Otro cambio muy visible en el
pueblo es la calidad de las casas. Apenas quedan vestigios de las casas de
adobe que han sido sustituidas por casoplones, todas ellas cerradas por muros.
Hace años era impensable. Las casas eran un espacio privado en el que
cualquiera del pueblo se plantaba en mitad de la cocina sin llamar. Durante el
día las puertas siempre estaban abiertas. Hoy los vecinos se encastillan y las
relaciones sociales se han resentido. Incluso las salidas a la puerta de la
calle al anochecer para charlar con los vecinos son menos frecuentes.

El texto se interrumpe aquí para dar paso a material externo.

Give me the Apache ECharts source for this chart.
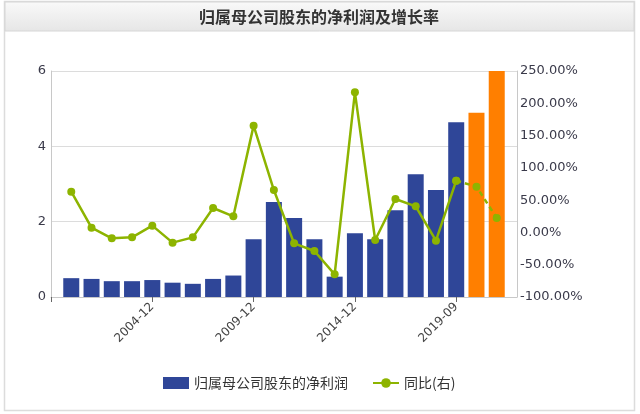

Las calles de la Milla están
asfaltadas, hay un parque muy cuidado y completo en lo que eran las eras, una
pequeña casa de cultura y los regueros que recorrían muchas de las calles han
sido desviados y tapados por el asfalto. ¿Le gustaría el cambio al abuelo?
En la Milla del Río a finales de
agosto y primeros de septiembre la acidez de lúplo no colapsará la nariz ni su amargor se pegará a la lengua y
el paladar. Los sapos y las ranas solo entonan sus cánticos nocturnos en el
arroyo casi seco. En el cielo las golondrinas ejecutan vuelos acrobáticos y los
gorriones, más torpones, van de árbol en árbol. Hasta las torres eléctricas son
un buen lugar para que aniden las cigüeñas. Por la noche alguna lechuza puede
darnos un buen susto. Las noches calurosas del verano son más silenciosas. Los
botijos son elementos decorativos. Los agricultores van en coche, y en
zapatillas, hasta las fincas. Casi se necesita un plano para no pederse entre
los caminos por los que zumban grandes tractores. Con el calor, cómo siempre,
la gente se resguarda en el frescor de la casa. La vida transcurre con calma
aparente, pero a saber lo que pasa tras los muros. Hoy es más difícil saber lo
que les pasa a los vecinos, antes no había vida privada.
La Milla no ha perdido población.
Desde la época romana ha estado habitada y así lo constataron los restos
arqueológicos dispersados entre León y Astorga. Y sin embargo, le falta
alguien, le falta mi abuelo Vítor y eso es mucho faltar.